━━ Data for this exercise ━━

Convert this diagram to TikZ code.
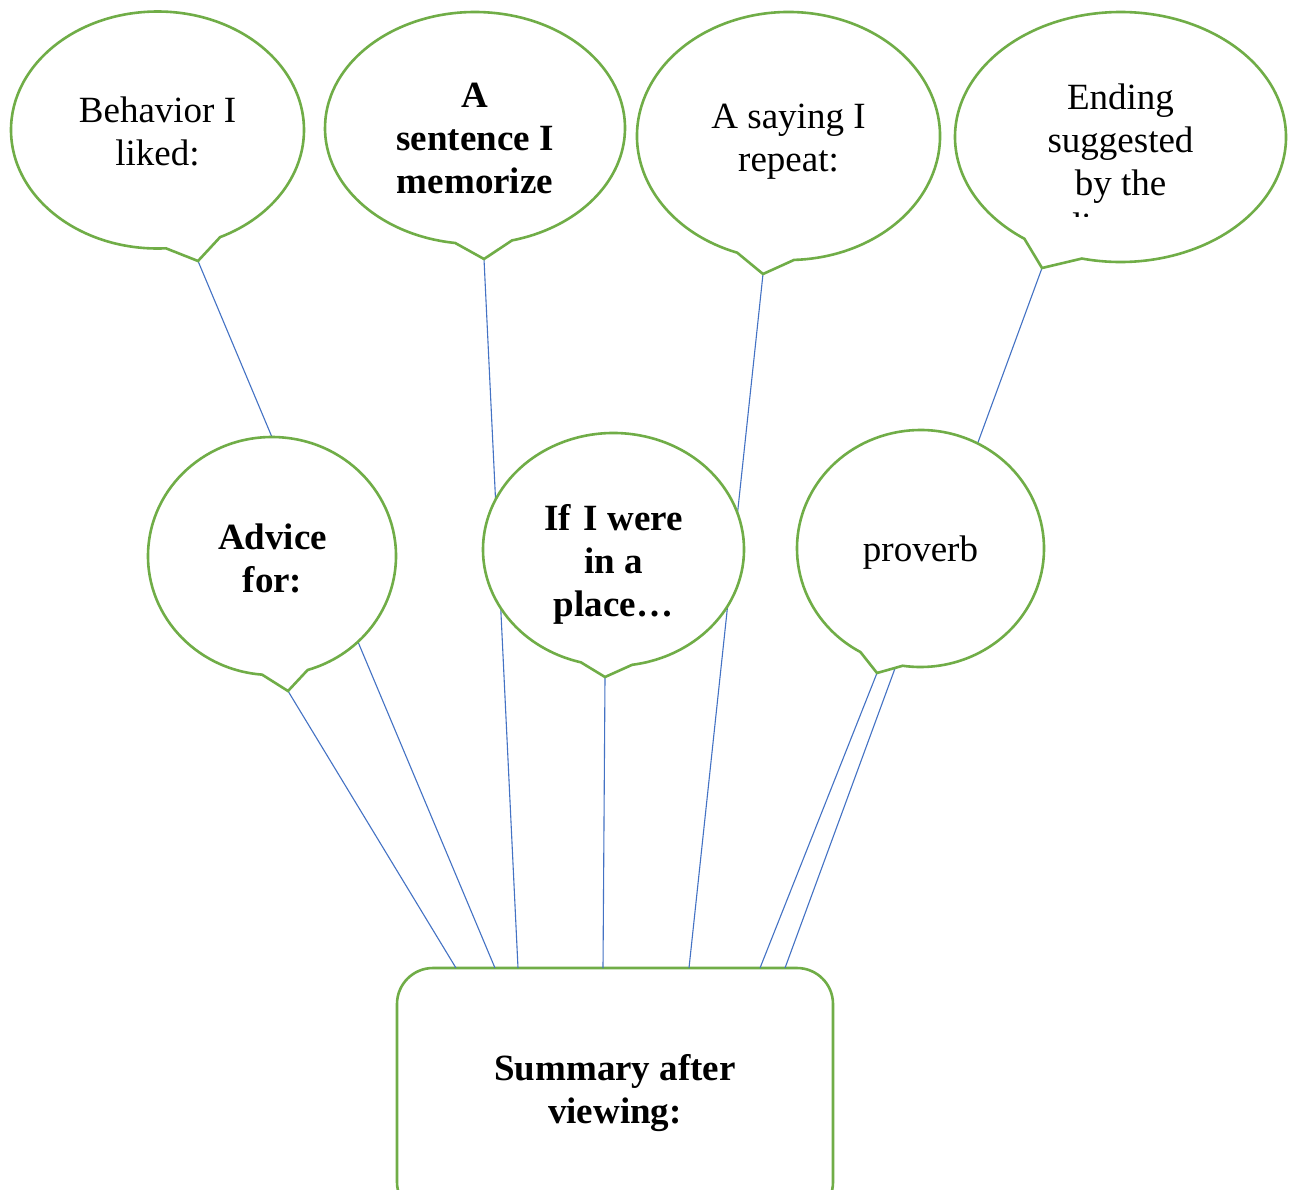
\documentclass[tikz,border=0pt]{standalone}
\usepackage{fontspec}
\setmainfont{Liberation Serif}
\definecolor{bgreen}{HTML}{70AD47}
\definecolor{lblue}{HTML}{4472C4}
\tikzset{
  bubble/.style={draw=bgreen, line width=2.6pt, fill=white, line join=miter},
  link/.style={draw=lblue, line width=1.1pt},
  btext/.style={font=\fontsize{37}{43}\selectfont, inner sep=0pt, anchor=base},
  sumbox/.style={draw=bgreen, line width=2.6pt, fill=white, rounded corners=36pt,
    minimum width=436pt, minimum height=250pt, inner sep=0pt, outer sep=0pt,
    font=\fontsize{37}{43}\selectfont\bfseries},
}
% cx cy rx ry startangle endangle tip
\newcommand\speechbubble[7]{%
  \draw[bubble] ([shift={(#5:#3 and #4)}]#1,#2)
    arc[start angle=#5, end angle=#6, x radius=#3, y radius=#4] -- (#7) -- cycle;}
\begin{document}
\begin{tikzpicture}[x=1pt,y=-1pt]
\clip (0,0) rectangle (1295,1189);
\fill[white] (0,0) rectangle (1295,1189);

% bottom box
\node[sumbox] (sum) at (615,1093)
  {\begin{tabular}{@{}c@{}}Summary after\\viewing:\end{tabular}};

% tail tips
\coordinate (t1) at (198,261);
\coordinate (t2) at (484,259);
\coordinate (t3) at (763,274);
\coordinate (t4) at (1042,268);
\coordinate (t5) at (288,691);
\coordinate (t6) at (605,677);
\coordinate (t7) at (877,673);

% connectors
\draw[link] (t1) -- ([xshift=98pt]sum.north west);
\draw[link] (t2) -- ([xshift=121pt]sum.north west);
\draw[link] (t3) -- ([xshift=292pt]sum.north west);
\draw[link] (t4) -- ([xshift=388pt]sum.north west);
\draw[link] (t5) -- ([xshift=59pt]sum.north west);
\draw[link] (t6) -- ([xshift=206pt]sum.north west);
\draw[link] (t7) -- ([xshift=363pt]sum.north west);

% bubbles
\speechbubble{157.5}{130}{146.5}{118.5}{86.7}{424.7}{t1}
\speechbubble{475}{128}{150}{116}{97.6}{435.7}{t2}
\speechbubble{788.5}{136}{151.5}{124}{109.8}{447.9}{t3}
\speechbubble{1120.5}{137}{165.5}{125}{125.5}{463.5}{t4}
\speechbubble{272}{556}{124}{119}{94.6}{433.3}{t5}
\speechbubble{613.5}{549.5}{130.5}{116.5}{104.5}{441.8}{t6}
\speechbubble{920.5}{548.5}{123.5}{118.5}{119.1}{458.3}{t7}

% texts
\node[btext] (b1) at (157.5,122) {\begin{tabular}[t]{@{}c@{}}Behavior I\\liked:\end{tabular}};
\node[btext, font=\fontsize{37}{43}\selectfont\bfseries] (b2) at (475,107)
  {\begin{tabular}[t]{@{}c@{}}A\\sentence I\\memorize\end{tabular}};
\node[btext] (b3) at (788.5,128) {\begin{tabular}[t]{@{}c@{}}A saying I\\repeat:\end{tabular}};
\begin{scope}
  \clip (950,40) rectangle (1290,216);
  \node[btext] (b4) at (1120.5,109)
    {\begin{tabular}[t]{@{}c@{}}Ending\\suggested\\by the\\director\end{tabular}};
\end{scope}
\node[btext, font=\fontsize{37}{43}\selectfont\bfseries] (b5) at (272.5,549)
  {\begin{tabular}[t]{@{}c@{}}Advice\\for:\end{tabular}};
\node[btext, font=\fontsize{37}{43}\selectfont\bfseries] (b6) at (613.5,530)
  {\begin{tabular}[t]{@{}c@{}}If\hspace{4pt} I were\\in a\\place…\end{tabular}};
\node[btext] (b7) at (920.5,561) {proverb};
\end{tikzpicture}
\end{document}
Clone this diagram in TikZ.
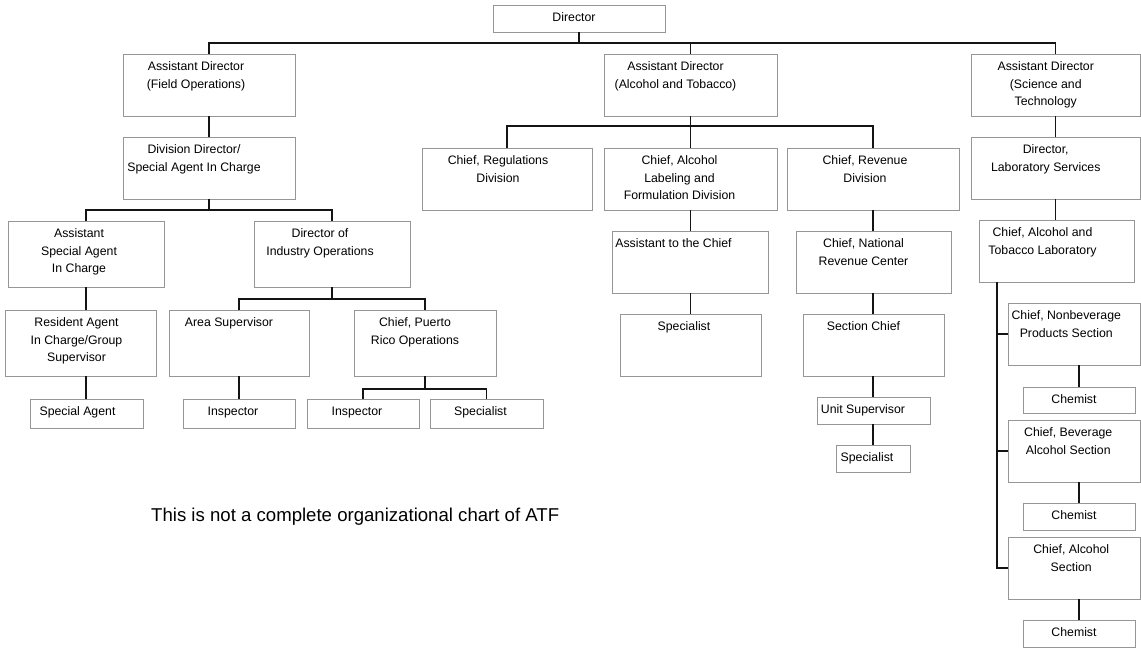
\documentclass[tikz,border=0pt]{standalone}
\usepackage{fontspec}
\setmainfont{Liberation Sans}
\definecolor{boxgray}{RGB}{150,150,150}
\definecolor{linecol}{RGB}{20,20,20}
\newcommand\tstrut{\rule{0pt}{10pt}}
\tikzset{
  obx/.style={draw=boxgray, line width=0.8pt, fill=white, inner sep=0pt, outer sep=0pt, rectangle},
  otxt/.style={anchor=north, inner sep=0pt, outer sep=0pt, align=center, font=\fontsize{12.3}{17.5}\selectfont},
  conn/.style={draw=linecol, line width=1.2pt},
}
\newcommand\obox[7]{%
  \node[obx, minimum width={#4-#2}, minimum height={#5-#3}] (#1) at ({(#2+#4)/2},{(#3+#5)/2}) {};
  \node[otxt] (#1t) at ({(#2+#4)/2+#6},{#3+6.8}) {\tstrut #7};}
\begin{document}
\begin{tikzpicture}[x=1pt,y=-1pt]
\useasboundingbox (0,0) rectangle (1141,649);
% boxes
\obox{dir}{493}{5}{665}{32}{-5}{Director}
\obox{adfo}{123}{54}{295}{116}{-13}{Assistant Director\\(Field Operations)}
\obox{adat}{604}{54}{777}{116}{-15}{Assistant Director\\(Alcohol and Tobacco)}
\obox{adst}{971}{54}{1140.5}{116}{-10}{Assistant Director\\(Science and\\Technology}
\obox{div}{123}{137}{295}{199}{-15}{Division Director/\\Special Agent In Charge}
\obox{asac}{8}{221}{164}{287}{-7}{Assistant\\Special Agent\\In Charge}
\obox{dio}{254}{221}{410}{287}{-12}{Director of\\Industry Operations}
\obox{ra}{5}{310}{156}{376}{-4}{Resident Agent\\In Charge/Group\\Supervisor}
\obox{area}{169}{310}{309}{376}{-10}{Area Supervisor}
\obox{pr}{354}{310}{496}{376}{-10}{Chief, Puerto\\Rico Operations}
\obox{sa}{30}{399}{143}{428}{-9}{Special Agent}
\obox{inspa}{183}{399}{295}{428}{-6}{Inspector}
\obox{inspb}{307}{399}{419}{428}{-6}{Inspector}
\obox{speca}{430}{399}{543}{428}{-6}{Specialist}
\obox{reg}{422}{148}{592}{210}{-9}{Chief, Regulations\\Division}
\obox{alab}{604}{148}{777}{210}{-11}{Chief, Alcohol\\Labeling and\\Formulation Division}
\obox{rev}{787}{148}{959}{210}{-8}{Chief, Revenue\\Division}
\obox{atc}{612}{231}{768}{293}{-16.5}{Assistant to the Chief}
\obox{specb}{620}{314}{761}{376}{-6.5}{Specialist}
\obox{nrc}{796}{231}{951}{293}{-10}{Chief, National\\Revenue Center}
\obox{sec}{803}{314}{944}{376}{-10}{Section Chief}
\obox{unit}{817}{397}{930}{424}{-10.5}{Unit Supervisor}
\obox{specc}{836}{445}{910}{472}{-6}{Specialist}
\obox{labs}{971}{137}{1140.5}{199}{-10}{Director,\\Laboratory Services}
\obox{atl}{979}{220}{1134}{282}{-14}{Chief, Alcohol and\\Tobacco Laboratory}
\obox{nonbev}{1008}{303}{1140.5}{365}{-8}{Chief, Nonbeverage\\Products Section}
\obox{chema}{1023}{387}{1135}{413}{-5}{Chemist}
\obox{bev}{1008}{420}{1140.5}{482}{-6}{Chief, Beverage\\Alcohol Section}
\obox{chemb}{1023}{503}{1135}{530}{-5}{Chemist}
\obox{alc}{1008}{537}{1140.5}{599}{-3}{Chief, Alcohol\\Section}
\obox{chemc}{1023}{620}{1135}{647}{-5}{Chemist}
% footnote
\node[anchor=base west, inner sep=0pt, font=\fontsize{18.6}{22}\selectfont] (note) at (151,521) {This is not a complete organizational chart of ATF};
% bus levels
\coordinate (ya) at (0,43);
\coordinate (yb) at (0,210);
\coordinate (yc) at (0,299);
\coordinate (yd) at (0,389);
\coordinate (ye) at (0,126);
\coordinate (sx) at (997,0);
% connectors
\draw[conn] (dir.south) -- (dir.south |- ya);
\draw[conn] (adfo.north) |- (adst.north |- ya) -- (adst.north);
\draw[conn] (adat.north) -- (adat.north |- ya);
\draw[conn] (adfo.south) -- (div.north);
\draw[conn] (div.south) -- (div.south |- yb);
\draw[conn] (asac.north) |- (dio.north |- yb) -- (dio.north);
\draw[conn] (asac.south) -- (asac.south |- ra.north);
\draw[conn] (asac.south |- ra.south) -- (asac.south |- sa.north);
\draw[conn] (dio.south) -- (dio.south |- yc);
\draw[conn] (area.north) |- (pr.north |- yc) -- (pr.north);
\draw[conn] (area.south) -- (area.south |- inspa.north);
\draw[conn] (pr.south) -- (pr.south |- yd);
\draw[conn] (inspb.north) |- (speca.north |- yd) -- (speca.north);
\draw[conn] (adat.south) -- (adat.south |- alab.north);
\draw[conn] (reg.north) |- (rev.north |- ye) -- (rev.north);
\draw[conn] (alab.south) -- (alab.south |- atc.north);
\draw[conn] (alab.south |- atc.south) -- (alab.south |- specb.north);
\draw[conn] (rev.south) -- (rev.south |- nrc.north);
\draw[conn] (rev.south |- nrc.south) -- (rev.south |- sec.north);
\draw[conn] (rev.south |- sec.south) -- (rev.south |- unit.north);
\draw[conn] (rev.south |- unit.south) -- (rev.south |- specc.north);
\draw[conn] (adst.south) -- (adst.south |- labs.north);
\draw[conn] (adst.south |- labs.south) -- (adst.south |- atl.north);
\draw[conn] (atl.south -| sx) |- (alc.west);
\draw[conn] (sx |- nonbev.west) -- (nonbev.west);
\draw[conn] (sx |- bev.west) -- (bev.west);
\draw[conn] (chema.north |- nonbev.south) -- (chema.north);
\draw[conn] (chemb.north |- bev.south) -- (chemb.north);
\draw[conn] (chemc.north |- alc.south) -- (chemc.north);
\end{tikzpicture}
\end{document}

━━━

## Your instructions
Everything from the first line of the entries through the line that contains "(t7) at (877,673);" is to be reproduced exactly, except the pictures.

## Full answer
Convert this diagram to TikZ code.
\documentclass[tikz,border=0pt]{standalone}
\usepackage{fontspec}
\setmainfont{Liberation Serif}
\definecolor{bgreen}{HTML}{70AD47}
\definecolor{lblue}{HTML}{4472C4}
\tikzset{
  bubble/.style={draw=bgreen, line width=2.6pt, fill=white, line join=miter},
  link/.style={draw=lblue, line width=1.1pt},
  btext/.style={font=\fontsize{37}{43}\selectfont, inner sep=0pt, anchor=base},
  sumbox/.style={draw=bgreen, line width=2.6pt, fill=white, rounded corners=36pt,
    minimum width=436pt, minimum height=250pt, inner sep=0pt, outer sep=0pt,
    font=\fontsize{37}{43}\selectfont\bfseries},
}
% cx cy rx ry startangle endangle tip
\newcommand\speechbubble[7]{%
  \draw[bubble] ([shift={(#5:#3 and #4)}]#1,#2)
    arc[start angle=#5, end angle=#6, x radius=#3, y radius=#4] -- (#7) -- cycle;}
\begin{document}
\begin{tikzpicture}[x=1pt,y=-1pt]
\clip (0,0) rectangle (1295,1189);
\fill[white] (0,0) rectangle (1295,1189);

% bottom box
\node[sumbox] (sum) at (615,1093)
  {\begin{tabular}{@{}c@{}}Summary after\\viewing:\end{tabular}};

% tail tips
\coordinate (t1) at (198,261);
\coordinate (t2) at (484,259);
\coordinate (t3) at (763,274);
\coordinate (t4) at (1042,268);
\coordinate (t5) at (288,691);
\coordinate (t6) at (605,677);
\coordinate (t7) at (877,673);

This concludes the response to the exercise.